Equalization Levy in India: Complete Compliance Guide

With the rapid growth of the digital economy, India introduced the Equalization Levy to tax payments made to non-resident digital service providers. Businesses dealing with foreign digital platforms must understand and comply with Equalization Levy provisions to avoid penalties.

This Saving Mantra guide explains Equalization Levy in simple terms, covering applicability, rates, and compliance requirements.


What is Equalization Levy?

Equalization Levy is a direct tax introduced by the Indian government on specified digital services provided by non-resident companies without a permanent establishment in India. It ensures tax parity between Indian and foreign digital service providers.

The levy is governed by the Finance Act, 2016 and subsequent amendments.


Types of Equalization Levy in India

1. Equalization Levy @ 6%

Applicable on payments made to non-resident service providers for:

  • Online advertising
  • Digital marketing services
  • Provision of digital advertising space

The levy is deducted by the Indian payer at the time of payment.


2. Equalization Levy @ 2%

Applicable on e-commerce supply or services provided by non-resident e-commerce operators to:

  • Indian residents
  • Users with Indian IP address

This levy is paid directly by the non-resident e-commerce operator.


Who is Required to Pay Equalization Levy?

Equalization Levy applies to:

  • Indian businesses making payments to foreign digital service providers
  • Non-resident e-commerce operators supplying goods or services to India

However, it does not apply if the non-resident has a permanent establishment in India.


Threshold Limit for Equalization Levy

  • 6% levy applies only if annual payment exceeds ₹1 lakh to a non-resident service provider
  • 2% levy applies if e-commerce operator’s annual turnover from India exceeds ₹2 crore

Due Date for Equalization Levy Payment

  • Levy must be deposited by the 7th day of the following month
  • Annual statement in Form 1 must be filed on or before 30th June of the next financial year

Late payment attracts interest and penalties.


Penalty for Non-Compliance

Non-compliance may result in:

  • Interest at 1% per month on delayed payment
  • Penalty equal to the amount of levy
  • Additional penalty for late filing of statements

Proper compliance is essential to avoid unnecessary financial burden.


Equalization Levy vs GST

  • Equalization Levy is not GST
  • GST applies to supply of services, while Equalization Levy applies to payments to non-residents
  • Both can apply separately depending on transaction nature

Understanding the distinction helps in correct tax planning.

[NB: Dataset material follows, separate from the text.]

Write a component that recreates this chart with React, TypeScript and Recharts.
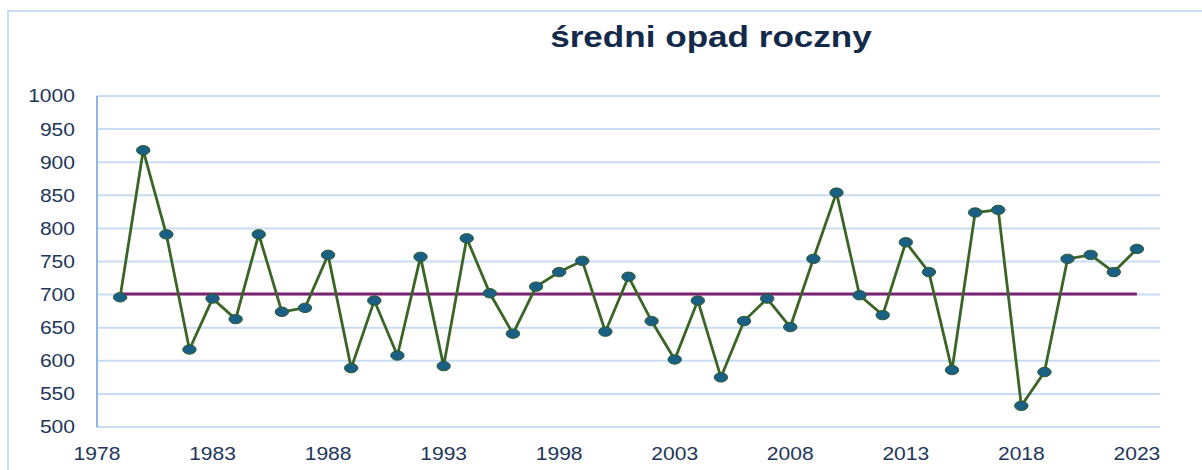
import React from 'react';
import { LineChart, Line, XAxis, YAxis, CartesianGrid } from 'recharts';

const YEARS = [
  1979, 1980, 1981, 1982, 1983, 1984, 1985, 1986, 1987, 1988,
  1989, 1990, 1991, 1992, 1993, 1994, 1995, 1996, 1997, 1998,
  1999, 2000, 2001, 2002, 2003, 2004, 2005, 2006, 2007, 2008,
  2009, 2010, 2011, 2012, 2013, 2014, 2015, 2016, 2017, 2018,
  2019, 2020, 2021, 2022, 2023,
];

const PRECIP = [
  696, 918, 791, 617, 694, 663, 791, 674, 680, 760,
  589, 691, 608, 757, 592, 785, 702, 641, 712, 734,
  751, 644, 727, 660, 602, 691, 575, 660, 694, 651,
  754, 854, 699, 669, 779, 734, 586, 824, 828, 532,
  583, 754, 760, 734, 769,
];

const MEAN = 701;

const X_TICKS = [1978, 1983, 1988, 1993, 1998, 2003, 2008, 2013, 2018, 2023];
const Y_TICKS = [500, 550, 600, 650, 700, 750, 800, 850, 900, 950, 1000];

const TITLE = 'średni opad roczny';

const data = YEARS.map((year, i) => ({ year, opad: PRECIP[i], mean: MEAN }));

const LABEL_COLOR = '#22365a';
const GRID_COLOR = '#c8ddf3';

const Dot = (props: any) => {
  const { cx, cy, index } = props;
  if (cx == null || cy == null) return null;
  return (
    <ellipse
      key={`d-${index}`}
      cx={cx}
      cy={cy}
      rx={6.7}
      ry={4.7}
      fill="#1a5f84"
      stroke="#2f5a2c"
      strokeWidth={1}
    />
  );
};

const XTick = (props: any) => {
  const { x, y, payload } = props;
  return (
    <text
      transform={`translate(${x},${y + 33}) scale(1.17,1)`}
      textAnchor="middle"
      fontFamily="'Liberation Sans', Arial, sans-serif"
      fontSize={18}
      fill={LABEL_COLOR}
    >
      {payload.value}
    </text>
  );
};

const YTick = (props: any) => {
  const { x, y, payload } = props;
  return (
    <text
      transform={`translate(${x - 22},${y + 6.4}) scale(1.17,1)`}
      textAnchor="end"
      fontFamily="'Liberation Sans', Arial, sans-serif"
      fontSize={18}
      fill={LABEL_COLOR}
    >
      {payload.value}
    </text>
  );
};

export default function App() {
  return (
    <div
      style={{
        position: 'absolute',
        left: 0,
        top: 0,
        width: 1202,
        height: 470,
        background: '#ffffff',
        overflow: 'hidden',
      }}
    >
      <div
        style={{
          position: 'absolute',
          left: 7,
          top: 10,
          width: 1400,
          height: 700,
          borderTop: `2px solid ${GRID_COLOR}`,
          borderLeft: `2px solid ${GRID_COLOR}`,
        }}
      />
      <svg
        width={1202}
        height={80}
        style={{ position: 'absolute', left: 0, top: 0 }}
      >
        <text
          transform="translate(711,47) scale(1.17,1)"
          textAnchor="middle"
          fontFamily="'Liberation Sans', Arial, sans-serif"
          fontWeight="bold"
          fontSize={30}
          fill="#142a4a"
        >
          {TITLE}
        </text>
      </svg>
      <div style={{ position: 'absolute', left: 0, top: 0 }}>
        <LineChart
          width={1202}
          height={470}
          data={data}
          margin={{ top: 96, right: 42, bottom: 13, left: 0 }}
        >
          <CartesianGrid
            vertical={false}
            horizontal={true}
            stroke={GRID_COLOR}
            strokeWidth={2}
          />
          <XAxis
            dataKey="year"
            type="number"
            domain={[1978, 2024]}
            ticks={X_TICKS}
            interval={0}
            height={30}
            axisLine={{ stroke: GRID_COLOR, strokeWidth: 2 }}
            tickLine={false}
            tickSize={0}
            tickMargin={0}
            tick={<XTick />}
          />
          <YAxis
            domain={[500, 1000]}
            ticks={Y_TICKS}
            interval={0}
            width={97}
            axisLine={{ stroke: '#8fb7e4', strokeWidth: 2 }}
            tickLine={false}
            tickSize={0}
            tickMargin={0}
            tick={<YTick />}
          />
          <Line
            dataKey="mean"
            type="linear"
            stroke="#7c2272"
            strokeWidth={3}
            dot={false}
            activeDot={false}
            isAnimationActive={false}
          />
          <Line
            dataKey="opad"
            type="linear"
            stroke="#3a6526"
            strokeWidth={2.8}
            dot={<Dot />}
            activeDot={false}
            isAnimationActive={false}
          />
        </LineChart>
      </div>
    </div>
  );
}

How Saving Mantra Helps with Equalization Levy Compliance

Saving Mantra provides complete support for Equalization Levy compliance, including:

  • Applicability analysis
  • Levy calculation and payment
  • Filing of Form 1
  • Advisory on cross-border digital transactions
  • Ongoing compliance management

We ensure your business stays compliant and penalty-free.


Conclusion

Equalization Levy plays a crucial role in taxing digital transactions involving non-resident service providers. Businesses dealing with online advertising or foreign e-commerce platforms must understand its applicability and comply on time. With expert guidance from Saving Mantra, Equalization Levy compliance becomes simple and stress-free.


Disclaimer

This blog is for informational purposes only and does not constitute legal, tax, or professional advice. Provisions relating to Equalization Levy are subject to change based on amendments in tax laws. Readers are advised to consult qualified tax professionals before taking any action.